This series is for you if…
You’re a product designer or PM who wants to validate ideas with MVP
You want to think strategically and methodically when designing MVP
You want to find the sweet spot. Avoid cutting the scope and launching something ‘below the minimum,’ and people don’t get any value. Or spend too much time building the wrong thing.
By the end of this series, you’ll be able to…
Produce a core UX your team needs to build to test the idea.
Identify your team’s critical assumptions that you need to validate next.
Set the design strategy to build MVP collaboratively and gain insights.

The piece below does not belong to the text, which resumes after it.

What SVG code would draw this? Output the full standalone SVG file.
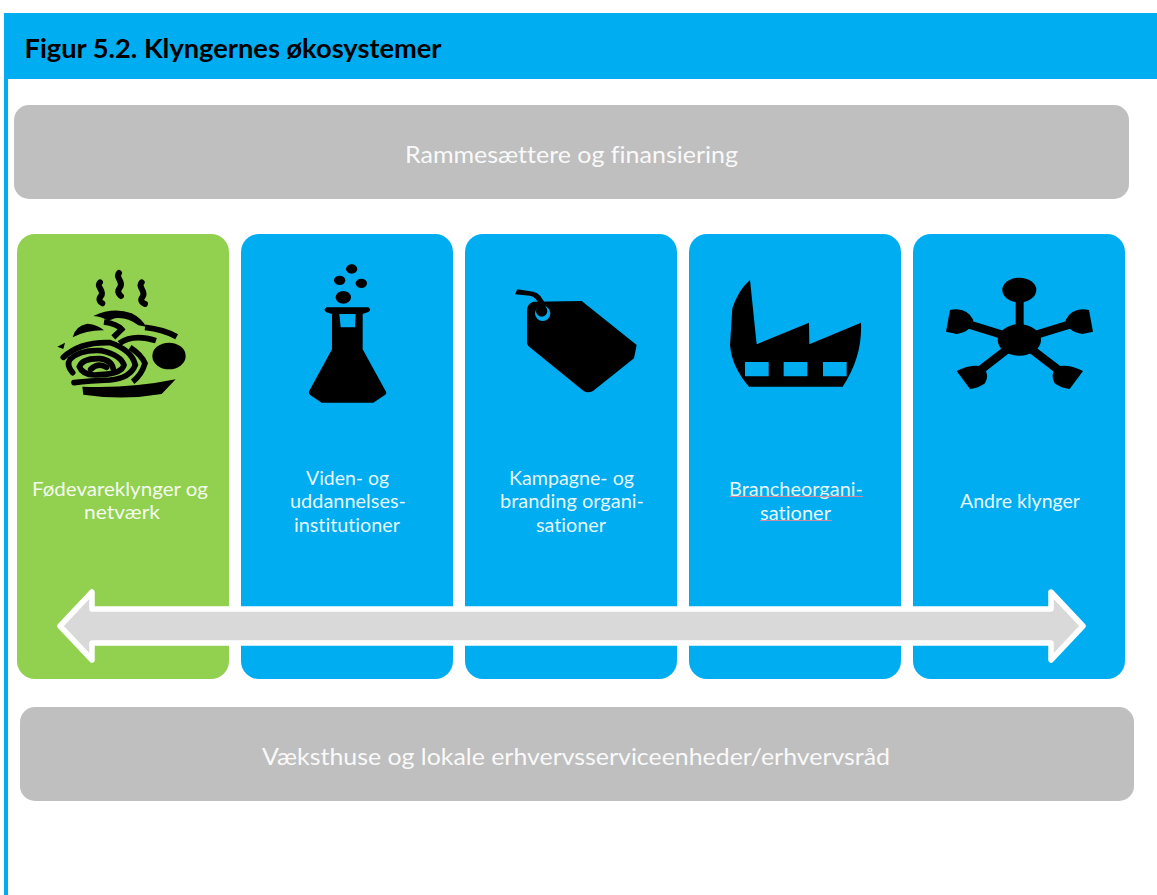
<svg xmlns="http://www.w3.org/2000/svg" width="1157" height="895" viewBox="0 0 1157 895">
<style>
text{font-family:"Lato","Liberation Sans",sans-serif;fill:#fff;fill-opacity:.92;text-anchor:middle;font-variant-ligatures:none}
.l{font-size:24px}.c{font-size:18.5px}
.g{fill:#bfbfbf}.b{fill:#00adf0}.n{fill:#92d150}
.k{fill:none;stroke:#000;stroke-linecap:round;stroke-width:20}
.u{stroke:#c98aa5;stroke-width:1.2}
</style>
<rect width="1157" height="895" fill="#fff"/>
<g id="frame"><rect class="b" x="4" y="13" width="1153" height="66"/><rect class="b" x="4" y="79" width="4" height="816"/>
<text x="233" y="58" textLength="417" lengthAdjust="spacingAndGlyphs" style="fill:#000;fill-opacity:1;font-weight:700;font-size:26.500px">Figur 5.2. Klyngernes økosystemer</text></g>
<g id="top"><rect class="g" x="14" y="105" width="1115" height="94" rx="15"/>
<text class="l" x="571.500" y="163" textLength="333" lengthAdjust="spacingAndGlyphs">Rammesættere og finansiering</text></g>
<g id="card1"><rect class="n" x="17" y="234" width="212" height="445" rx="18"/>
<g transform="translate(30,250) scale(.33333)">
<path class="k" style="stroke-width:18" d="M210,97C196,110 226,122 213,138C203,150 212,158 217,160M267,69C254,84 283,94 270,112C258,127 270,135 273,138M335,97C321,110 350,124 338,140C328,152 338,160 345,162"/>
<ellipse cx="417" cy="318" rx="50" ry="40"/>
<path d="M157,410Q300,416 437,388L395,432Q280,452 160,434Z"/>
<path d="M190,198Q250,170 305,190Q335,205 348,230L325,226Q290,200 255,205L235,212Q215,200 190,198Z"/>
<path d="M128,262Q135,228 172,221Q205,224 222,241Q170,240 128,262Z"/>
<path d="M82,290L105,278L100,297Z"/>
<path class="k" style="stroke-width:17;stroke-linecap:butt" d="M222,216Q262,222 275,238L250,262M345,232Q400,238 440,260M268,280Q310,250 378,272M300,292Q335,315 345,340Q335,375 308,395"/>
<path class="k" style="stroke-width:17" d="M100,322Q150,275 240,278Q305,300 316,345Q300,385 240,390Q180,392 132,398"/>
<path class="k" style="stroke-width:17" d="M128,368Q108,345 120,328Q150,298 215,302Q272,315 282,345Q275,372 210,374Q160,380 148,350Q158,324 210,326Q245,330 250,358"/>
<path class="k" style="stroke-width:17" d="M182,358Q205,336 230,352"/>
</g>
<text class="c" x="120" y="496" textLength="176" lengthAdjust="spacingAndGlyphs">Fødevareklynger og</text>
<text class="c" x="122" y="519" textLength="76" lengthAdjust="spacingAndGlyphs">netværk</text></g>
<g id="card2"><rect class="b" x="241" y="234" width="212" height="445" rx="18"/>
<g transform="translate(30,250) scale(.33333)">
<path fill-rule="evenodd" d="M890,172L1015,172Q1026,179 1015,186L998,192L998,298L1068,425Q1072,432 1060,438L1030,458L875,458L845,438Q833,430 838,422L906,298L906,192L888,186Q878,179 890,172ZM928,192L977,192L975,232L932,232Z"/>
<ellipse cx="965" cy="57" rx="17" ry="14"/><ellipse cx="929" cy="91" rx="17" ry="14"/><ellipse cx="994" cy="100" rx="17" ry="14"/><ellipse cx="940" cy="142" rx="23" ry="19"/>
</g>
<text class="c" x="347.500" y="485" textLength="83" lengthAdjust="spacingAndGlyphs">Viden- og</text>
<text class="c" x="348" y="508" textLength="116" lengthAdjust="spacingAndGlyphs">uddannelses-</text>
<text class="c" x="347" y="532" textLength="106" lengthAdjust="spacingAndGlyphs">institutioner</text></g>
<g id="card3"><rect class="b" x="465" y="234" width="212" height="445" rx="18"/>
<g transform="translate(490,260) scale(.33333)">
<path d="M130,125L275,123L440,255L432,295L310,392Q295,402 280,392L115,258L111,250L111,150Q112,130 130,125Z"/>
<circle cx="158" cy="160" r="23" class="b"/><circle cx="155" cy="153" r="17"/>
<path d="M75,103L82,88L130,95Q155,100 168,140L150,140Q140,110 120,107Z"/>
</g>
<text class="c" x="571.500" y="485" textLength="125" lengthAdjust="spacingAndGlyphs">Kampagne- og</text>
<text class="c" x="572" y="508" textLength="144" lengthAdjust="spacingAndGlyphs">branding organi-</text>
<text class="c" x="571" y="532" textLength="70" lengthAdjust="spacingAndGlyphs">sationer</text></g>
<g id="card4"><rect class="b" x="689" y="234" width="212" height="445" rx="18"/>
<g transform="translate(490,260) scale(.33333)">
<path fill-rule="evenodd" d="M780,60L800,253L957,188L958,253L1113,188Q1118,290 1058,380L777,380Q725,320 720,255L727,145Q745,90 780,60ZM765,306H836V349H765ZM881,306H952V349H881ZM999,306H1070V349H999Z"/>
</g>
<text class="c" x="796" y="496" textLength="134" lengthAdjust="spacingAndGlyphs">Brancheorgani-</text>
<text class="c" x="795.500" y="520" textLength="71" lengthAdjust="spacingAndGlyphs">sationer</text>
<path class="u" d="M729,496.500H863M760,520.500H832"/></g>
<g id="card5"><rect class="b" x="913" y="234" width="212" height="445" rx="18"/>
<g transform="translate(930,265) scale(.33333)">
<ellipse cx="268" cy="225" rx="65" ry="47"/><ellipse cx="268" cy="75" rx="51" ry="37"/>
<path d="M257,100H281V190H257Z"/>
<path class="k" style="stroke-width:25;stroke-linecap:butt" d="M110,176L268,225L426,176M145,320L268,225L392,320"/>
<path d="M60,135Q110,125 130,165Q125,200 80,207L48,200Z"/>
<path d="M477,135Q427,125 407,165Q412,200 457,207L489,200Z"/>
<path d="M80,318Q125,295 160,305Q180,330 165,355Q145,370 120,372Z"/>
<path d="M459,318Q414,295 379,305Q359,330 374,355Q394,370 419,372Z"/>
</g>
<text class="c" x="1020" y="508" textLength="120" lengthAdjust="spacingAndGlyphs">Andre klynger</text></g>
<g id="connectors"><path d="M60,626L92,592V609H1051V592L1083,626L1051,660V643H92V660Z" fill="#d9d9d9" stroke="#fff" stroke-width="5.500" stroke-linejoin="round"/></g>
<g id="bottom"><rect class="g" x="20" y="707" width="1114" height="94" rx="15"/>
<text class="l" x="576" y="765" textLength="628" lengthAdjust="spacingAndGlyphs">Væksthuse og lokale erhvervsserviceenheder/erhvervsråd</text></g>
</svg>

Hello, I’m Budi. This is a 🔒 member-only post for my newsletter. Paid readers can access the full post and the template. This series is super practical, and you can follow along. Thanks for supporting me as an indie creator.
Part 1: How to define core use case (this post)
Part 3: How to recognize your critical assumptions
Use Case
Every product has one core use case
Dropbox? Their core value is the file-syncing mechanism
Airbnb? You use it to book a place in a local area when traveling
Slack? You can communicate with team members easily
A use case is why people want to use your product over the other solutions. The bottom line: Every product has one core use case. Something that people care about. Something that makes people use the product. Product designers should define the use case collaboratively to build a design strategy for MVP.
CEO said, “Let’s build a budgeting app.”
Let’s imagine we work in a startup.
The CEO said, “Let’s build a better budgeting app.”
Your first thinking should be: “What’s the use case?”
Why would people want another budgeting app? How is this better?
When your team builds a new product, you start with this abstract idea. Let’s build this or that. We can clarify the use case to make this abstract idea more concrete. Let’s dive in!
Let’s build the use case
When I say use case, there are four parts: problem, who, alternative, and value. The template is at the end of the post. I recommend you try to apply it to your work. Open it in another window and follow along.
Step 1: Problem
The first part is the problem.
We want to think of the pain points that people might have. Specifically, think about macro-level problems that you want to solve. Here are the common problem areas that most products try to address.
Cost — the current solution is expensive. A good example is Mark Cuban’s Cost Plus Drug. They want to solve the expensive drugs in the United States.